• [What is asked]: Leave the pictures out. Retype exactly the lines below from the one containing "Recreate this image" through the one containing "import pandas as pd", and no others.

• [Data records]:

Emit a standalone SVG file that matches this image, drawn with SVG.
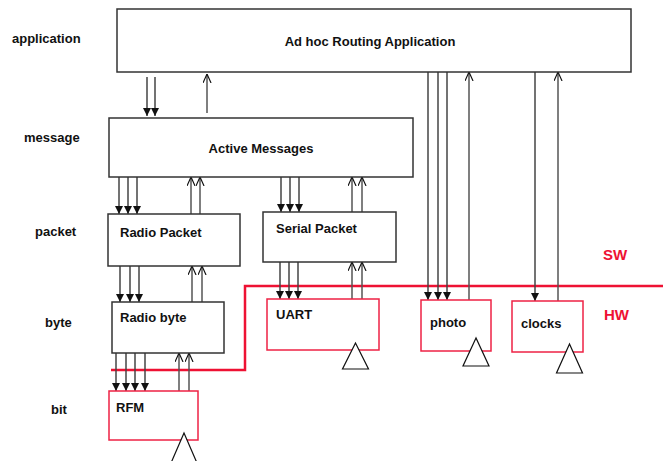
<svg xmlns="http://www.w3.org/2000/svg" width="663" height="461" viewBox="0 0 663 461">
<style>
text{font-family:"Liberation Sans",Arial,sans-serif;font-weight:bold;font-size:13px;fill:#111}
.box{fill:#fff;stroke:#333;stroke-width:1.5}
.hw{fill:#fff;stroke:#ee2244;stroke-width:1.5}
.tri{fill:#fff;stroke:#111;stroke-width:1.2}
.dn{stroke:#444;stroke-width:1.5;fill:none;marker-end:url(#fa)}
.up{stroke:#555;stroke-width:1.5;fill:none;marker-end:url(#oa)}
.red{fill:#ee1133;font-size:15px}
.redline{fill:none;stroke:#ee1133;stroke-width:2.5}
</style>
<defs>
<marker id="fa" viewBox="0 0 10 10" refX="10" refY="5" markerWidth="8" markerHeight="8" markerUnits="userSpaceOnUse" orient="auto"><path d="M0,0 L10,5 L0,10 z" fill="#111"/></marker>
<marker id="oa" viewBox="0 0 10 10" refX="10" refY="5" markerWidth="9" markerHeight="9" markerUnits="userSpaceOnUse" orient="auto"><path d="M0,0.5 L10,5 L0,9.5" fill="none" stroke="#111" stroke-width="1.3"/></marker>
</defs>
<g id="layers">
<text x="12" y="43">application</text>
<text x="24" y="142">message</text>
<text x="35" y="236">packet</text>
<text x="45" y="327">byte</text>
<text x="51" y="414">bit</text>
</g>
<g id="boundary">
<path class="redline" d="M111,370 H245 V286 H663"/>
<text class="red" x="603" y="260">SW</text>
<text class="red" x="604" y="320">HW</text>
</g>
<g id="connectors">
<line class="dn" x1="147" y1="77" x2="147" y2="116"/>
<line class="dn" x1="155" y1="77" x2="155" y2="116"/>
<line class="up" x1="207" y1="113" x2="207" y2="74"/>
<line class="dn" x1="119" y1="177" x2="119" y2="214"/>
<line class="dn" x1="128" y1="177" x2="128" y2="214"/>
<line class="dn" x1="137" y1="177" x2="137" y2="214"/>
<line class="up" x1="191" y1="214" x2="191" y2="177"/>
<line class="up" x1="200" y1="214" x2="200" y2="177"/>
<line class="dn" x1="281" y1="177" x2="281" y2="212"/>
<line class="dn" x1="290" y1="177" x2="290" y2="212"/>
<line class="dn" x1="299" y1="177" x2="299" y2="212"/>
<line class="up" x1="352" y1="212" x2="352" y2="177"/>
<line class="up" x1="362" y1="212" x2="362" y2="177"/>
<line class="dn" x1="120" y1="266" x2="120" y2="302"/>
<line class="dn" x1="130" y1="266" x2="130" y2="302"/>
<line class="dn" x1="139" y1="266" x2="139" y2="302"/>
<line class="up" x1="192" y1="302" x2="192" y2="266"/>
<line class="up" x1="202" y1="302" x2="202" y2="266"/>
<line class="dn" x1="280" y1="262" x2="280" y2="299"/>
<line class="dn" x1="289" y1="262" x2="289" y2="299"/>
<line class="dn" x1="298" y1="262" x2="298" y2="299"/>
<line class="up" x1="352" y1="299" x2="352" y2="262"/>
<line class="up" x1="362" y1="299" x2="362" y2="262"/>
<line class="dn" x1="428" y1="72" x2="428" y2="300"/>
<line class="dn" x1="438" y1="72" x2="438" y2="300"/>
<line class="dn" x1="447" y1="72" x2="447" y2="300"/>
<line class="up" x1="469" y1="300" x2="469" y2="72"/>
<line class="dn" x1="535" y1="72" x2="535" y2="301"/>
<line class="up" x1="558" y1="301" x2="558" y2="72"/>
<line class="dn" x1="116" y1="353" x2="116" y2="391"/>
<line class="dn" x1="126" y1="353" x2="126" y2="391"/>
<line class="dn" x1="135" y1="353" x2="135" y2="391"/>
<line class="dn" x1="145" y1="353" x2="145" y2="391"/>
<line class="up" x1="179" y1="391" x2="179" y2="353"/>
<line class="up" x1="189" y1="391" x2="189" y2="353"/>
</g>
<g id="app">
<rect class="box" x="117" y="9" width="514" height="63"/>
<text x="370" y="46" text-anchor="middle">Ad hoc Routing Application</text>
</g>
<g id="am">
<rect class="box" x="109" y="118" width="304" height="59"/>
<text x="261" y="153" text-anchor="middle">Active Messages</text>
</g>
<g id="radiopacket">
<rect class="box" x="108" y="214" width="132" height="52"/>
<text x="120" y="237">Radio Packet</text>
</g>
<g id="serialpacket">
<rect class="box" x="263" y="212" width="133" height="50"/>
<text x="276" y="233">Serial Packet</text>
</g>
<g id="radiobyte">
<rect class="box" x="112" y="302" width="112" height="51"/>
<text x="120" y="322">Radio byte</text>
</g>
<g id="uart">
<rect class="hw" x="267" y="299" width="112" height="51"/>
<text x="276" y="319">UART</text>
<polygon class="tri" points="355.5,343 342.5,369 368.5,369"/>
</g>
<g id="photo">
<rect class="hw" x="421" y="300" width="70" height="51"/>
<text x="430" y="327">photo</text>
<polygon class="tri" points="476,338 463,366 489,366"/>
</g>
<g id="clocks">
<rect class="hw" x="512" y="301" width="71" height="51"/>
<text x="521" y="328">clocks</text>
<polygon class="tri" points="569.5,344 556.5,373 582.5,373"/>
</g>
<g id="rfm">
<rect class="hw" x="109" y="391" width="89" height="49"/>
<text x="116" y="412">RFM</text>
<polygon class="tri" points="184,433 171,463 197,463"/>
</g>
</svg>
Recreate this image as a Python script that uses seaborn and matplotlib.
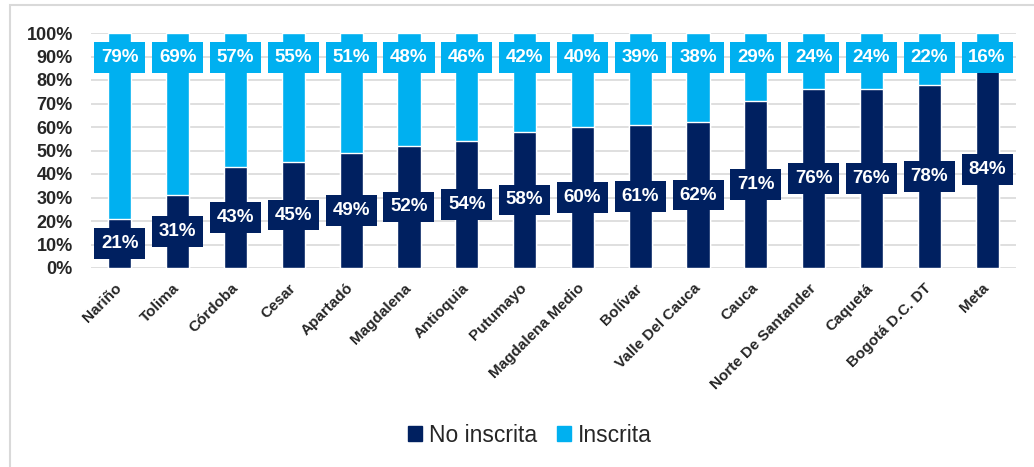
import matplotlib
matplotlib.use("Agg")
import matplotlib.pyplot as plt
import matplotlib.patches as mpatches
import seaborn as sns
import pandas as pd

regiones = ["Nariño", "Tolima", "Córdoba", "Cesar", "Apartadó", "Magdalena",
            "Antioquia", "Putumayo", "Magdalena Medio", "Bolívar",
            "Valle Del Cauca", "Cauca", "Norte De Santander", "Caquetá",
            "Bogotá D.C. DT", "Meta"]
no_inscrita = [21, 31, 43, 45, 49, 52, 54, 58, 60, 61, 62, 71, 76, 76, 78, 84]
inscrita = [79, 69, 57, 55, 51, 48, 46, 42, 40, 39, 38, 29, 24, 24, 22, 16]
yticks = list(range(0, 101, 10))

DARK = "#002060"
LIGHT = "#00b0f0"

sns.set_theme(style="white")
plt.rcParams['font.family'] = ['Liberation Sans', 'DejaVu Sans']

df = pd.DataFrame({"region": regiones, "no": no_inscrita, "ins": inscrita})
df["total"] = df["no"] + df["ins"]

fig = plt.figure(figsize=(10.34, 4.67), dpi=100)
ax = fig.add_axes([91 / 1034, 1 - 268 / 467, 925 / 1034, 235 / 467])

# stacked bars: total (light) underneath, no inscrita (dark) on top
sns.barplot(data=df, x="region", y="total", color=LIGHT, width=0.4,
            saturation=1, ax=ax, zorder=2)
sns.barplot(data=df, x="region", y="no", color=DARK, width=0.4,
            saturation=1, ax=ax, zorder=3)

ax.set_xlim(-0.5, len(regiones) - 0.5)
ax.set_ylim(0, 100)
ax.set_yticks(yticks)
ax.set_yticklabels([f"{v}%" for v in yticks], fontsize=13, fontweight='bold')
ax.yaxis.grid(True, color="#d9d9d9", lw=1.2, zorder=0)
ax.set_axisbelow(True)
for s in ax.spines.values():
    s.set_visible(False)
ax.tick_params(axis='both', length=0)
ax.tick_params(axis='y', pad=13)
ax.set_xlabel("")
ax.set_ylabel("")

ax.set_xticks(range(len(regiones)))
ax.set_xticklabels(regiones, rotation=45, ha='right', va='center',
                   rotation_mode='anchor', fontsize=11, fontweight='bold')
ax.tick_params(axis='x', pad=13)

# data labels
for i, (n, v) in enumerate(zip(df["no"], df["ins"])):
    ax.annotate(f"{n}%", xy=(i, n / 2), ha='center', va='center',
                color='white', fontsize=13.5, fontweight='bold', zorder=5,
                bbox=dict(boxstyle='square,pad=0.36', fc=DARK, ec='none'))
    ax.annotate(f"{v}%", xy=(i, 100), xytext=(0, -17.5),
                textcoords='offset points', ha='center', va='center',
                color='white', fontsize=13.5, fontweight='bold', zorder=5,
                bbox=dict(boxstyle='square,pad=0.36', fc=LIGHT, ec='none'))

handles = [mpatches.Patch(color=DARK, label="No inscrita"),
           mpatches.Patch(color=LIGHT, label="Inscrita")]
fig.legend(handles=handles, loc='center', bbox_to_anchor=(530 / 1034, 1 - 435 / 467),
           ncol=2, frameon=False, fontsize=16.5, handlelength=0.6,
           handleheight=0.6, handletextpad=0.3, columnspacing=0.9)

# outer frame
fig.patches.append(mpatches.Rectangle((10 / 1034, -0.1), 1.2, 1.1 - 5 / 467,
                                      transform=fig.transFigure, fill=False,
                                      ec="#d9d9d9", lw=1.5))

fig.savefig("out.png", dpi=100)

• [Result for this exercise]:
Recreate this image as a Python script that uses seaborn and matplotlib.
import matplotlib
matplotlib.use("Agg")
import matplotlib.pyplot as plt
import matplotlib.patches as mpatches
import seaborn as sns
import pandas as pd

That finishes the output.